> Task to complete
Output the full listing below exactly as it reads, and skip anything that is a picture.

>> Begin

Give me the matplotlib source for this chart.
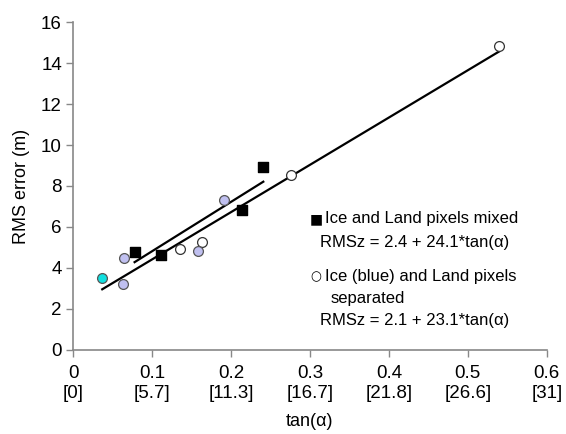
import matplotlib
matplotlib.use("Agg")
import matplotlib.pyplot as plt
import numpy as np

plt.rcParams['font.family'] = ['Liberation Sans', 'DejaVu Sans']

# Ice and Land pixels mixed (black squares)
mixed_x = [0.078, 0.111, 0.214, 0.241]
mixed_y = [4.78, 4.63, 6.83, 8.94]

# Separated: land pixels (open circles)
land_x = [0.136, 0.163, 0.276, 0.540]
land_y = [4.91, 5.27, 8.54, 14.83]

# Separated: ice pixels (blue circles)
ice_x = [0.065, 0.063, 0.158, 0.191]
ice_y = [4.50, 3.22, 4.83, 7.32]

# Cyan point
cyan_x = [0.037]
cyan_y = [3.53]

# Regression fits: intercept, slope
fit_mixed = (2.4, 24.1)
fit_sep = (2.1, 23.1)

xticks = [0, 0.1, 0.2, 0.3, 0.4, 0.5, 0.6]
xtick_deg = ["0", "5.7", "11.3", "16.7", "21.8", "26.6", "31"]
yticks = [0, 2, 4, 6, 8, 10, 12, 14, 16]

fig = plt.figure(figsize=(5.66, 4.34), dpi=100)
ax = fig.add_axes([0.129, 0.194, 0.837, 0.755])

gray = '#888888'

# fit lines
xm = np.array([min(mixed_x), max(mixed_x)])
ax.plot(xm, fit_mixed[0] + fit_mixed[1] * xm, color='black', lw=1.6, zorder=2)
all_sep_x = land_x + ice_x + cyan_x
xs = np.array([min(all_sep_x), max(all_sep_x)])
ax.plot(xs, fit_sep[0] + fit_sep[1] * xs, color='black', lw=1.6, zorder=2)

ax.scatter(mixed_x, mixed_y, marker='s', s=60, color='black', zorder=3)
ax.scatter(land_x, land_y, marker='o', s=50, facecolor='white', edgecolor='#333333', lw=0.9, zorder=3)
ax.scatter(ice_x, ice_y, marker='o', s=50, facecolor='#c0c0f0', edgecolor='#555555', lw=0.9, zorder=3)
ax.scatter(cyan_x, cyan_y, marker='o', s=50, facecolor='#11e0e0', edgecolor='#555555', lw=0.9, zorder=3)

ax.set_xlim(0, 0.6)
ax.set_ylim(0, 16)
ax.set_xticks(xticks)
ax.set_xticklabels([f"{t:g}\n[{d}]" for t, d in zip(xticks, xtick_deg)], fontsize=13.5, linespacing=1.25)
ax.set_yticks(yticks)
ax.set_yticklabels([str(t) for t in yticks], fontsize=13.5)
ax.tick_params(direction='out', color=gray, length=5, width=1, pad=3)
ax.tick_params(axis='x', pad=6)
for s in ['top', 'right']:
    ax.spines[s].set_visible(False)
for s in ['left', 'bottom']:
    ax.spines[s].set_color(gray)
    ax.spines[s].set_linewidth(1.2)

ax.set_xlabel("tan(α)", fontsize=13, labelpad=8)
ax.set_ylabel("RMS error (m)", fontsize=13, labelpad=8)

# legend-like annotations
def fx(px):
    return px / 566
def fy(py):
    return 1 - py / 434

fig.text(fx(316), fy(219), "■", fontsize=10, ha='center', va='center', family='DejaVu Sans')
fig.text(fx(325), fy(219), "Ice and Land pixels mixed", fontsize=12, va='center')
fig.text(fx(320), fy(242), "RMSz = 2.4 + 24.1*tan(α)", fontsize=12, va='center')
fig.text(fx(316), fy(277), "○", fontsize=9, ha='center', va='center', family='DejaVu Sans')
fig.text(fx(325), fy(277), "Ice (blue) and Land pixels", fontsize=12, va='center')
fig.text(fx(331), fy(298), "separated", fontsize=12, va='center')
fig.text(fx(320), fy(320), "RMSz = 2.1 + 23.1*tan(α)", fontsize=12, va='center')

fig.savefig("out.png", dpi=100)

>> End

> Full response
Give me the matplotlib source for this chart.
import matplotlib
matplotlib.use("Agg")
import matplotlib.pyplot as plt
import numpy as np

plt.rcParams['font.family'] = ['Liberation Sans', 'DejaVu Sans']

# Ice and Land pixels mixed (black squares)
mixed_x = [0.078, 0.111, 0.214, 0.241]
mixed_y = [4.78, 4.63, 6.83, 8.94]

# Separated: land pixels (open circles)
land_x = [0.136, 0.163, 0.276, 0.540]
land_y = [4.91, 5.27, 8.54, 14.83]

# Separated: ice pixels (blue circles)
ice_x = [0.065, 0.063, 0.158, 0.191]
ice_y = [4.50, 3.22, 4.83, 7.32]

# Cyan point
cyan_x = [0.037]
cyan_y = [3.53]

# Regression fits: intercept, slope
fit_mixed = (2.4, 24.1)
fit_sep = (2.1, 23.1)

xticks = [0, 0.1, 0.2, 0.3, 0.4, 0.5, 0.6]
xtick_deg = ["0", "5.7", "11.3", "16.7", "21.8", "26.6", "31"]
yticks = [0, 2, 4, 6, 8, 10, 12, 14, 16]

fig = plt.figure(figsize=(5.66, 4.34), dpi=100)
ax = fig.add_axes([0.129, 0.194, 0.837, 0.755])

gray = '#888888'

# fit lines
xm = np.array([min(mixed_x), max(mixed_x)])
ax.plot(xm, fit_mixed[0] + fit_mixed[1] * xm, color='black', lw=1.6, zorder=2)
all_sep_x = land_x + ice_x + cyan_x
xs = np.array([min(all_sep_x), max(all_sep_x)])
ax.plot(xs, fit_sep[0] + fit_sep[1] * xs, color='black', lw=1.6, zorder=2)

ax.scatter(mixed_x, mixed_y, marker='s', s=60, color='black', zorder=3)
ax.scatter(land_x, land_y, marker='o', s=50, facecolor='white', edgecolor='#333333', lw=0.9, zorder=3)
ax.scatter(ice_x, ice_y, marker='o', s=50, facecolor='#c0c0f0', edgecolor='#555555', lw=0.9, zorder=3)
ax.scatter(cyan_x, cyan_y, marker='o', s=50, facecolor='#11e0e0', edgecolor='#555555', lw=0.9, zorder=3)

ax.set_xlim(0, 0.6)
ax.set_ylim(0, 16)
ax.set_xticks(xticks)
ax.set_xticklabels([f"{t:g}\n[{d}]" for t, d in zip(xticks, xtick_deg)], fontsize=13.5, linespacing=1.25)
ax.set_yticks(yticks)
ax.set_yticklabels([str(t) for t in yticks], fontsize=13.5)
ax.tick_params(direction='out', color=gray, length=5, width=1, pad=3)
ax.tick_params(axis='x', pad=6)
for s in ['top', 'right']:
    ax.spines[s].set_visible(False)
for s in ['left', 'bottom']:
    ax.spines[s].set_color(gray)
    ax.spines[s].set_linewidth(1.2)

ax.set_xlabel("tan(α)", fontsize=13, labelpad=8)
ax.set_ylabel("RMS error (m)", fontsize=13, labelpad=8)

# legend-like annotations
def fx(px):
    return px / 566
def fy(py):
    return 1 - py / 434

fig.text(fx(316), fy(219), "■", fontsize=10, ha='center', va='center', family='DejaVu Sans')
fig.text(fx(325), fy(219), "Ice and Land pixels mixed", fontsize=12, va='center')
fig.text(fx(320), fy(242), "RMSz = 2.4 + 24.1*tan(α)", fontsize=12, va='center')
fig.text(fx(316), fy(277), "○", fontsize=9, ha='center', va='center', family='DejaVu Sans')
fig.text(fx(325), fy(277), "Ice (blue) and Land pixels", fontsize=12, va='center')
fig.text(fx(331), fy(298), "separated", fontsize=12, va='center')
fig.text(fx(320), fy(320), "RMSz = 2.1 + 23.1*tan(α)", fontsize=12, va='center')

fig.savefig("out.png", dpi=100)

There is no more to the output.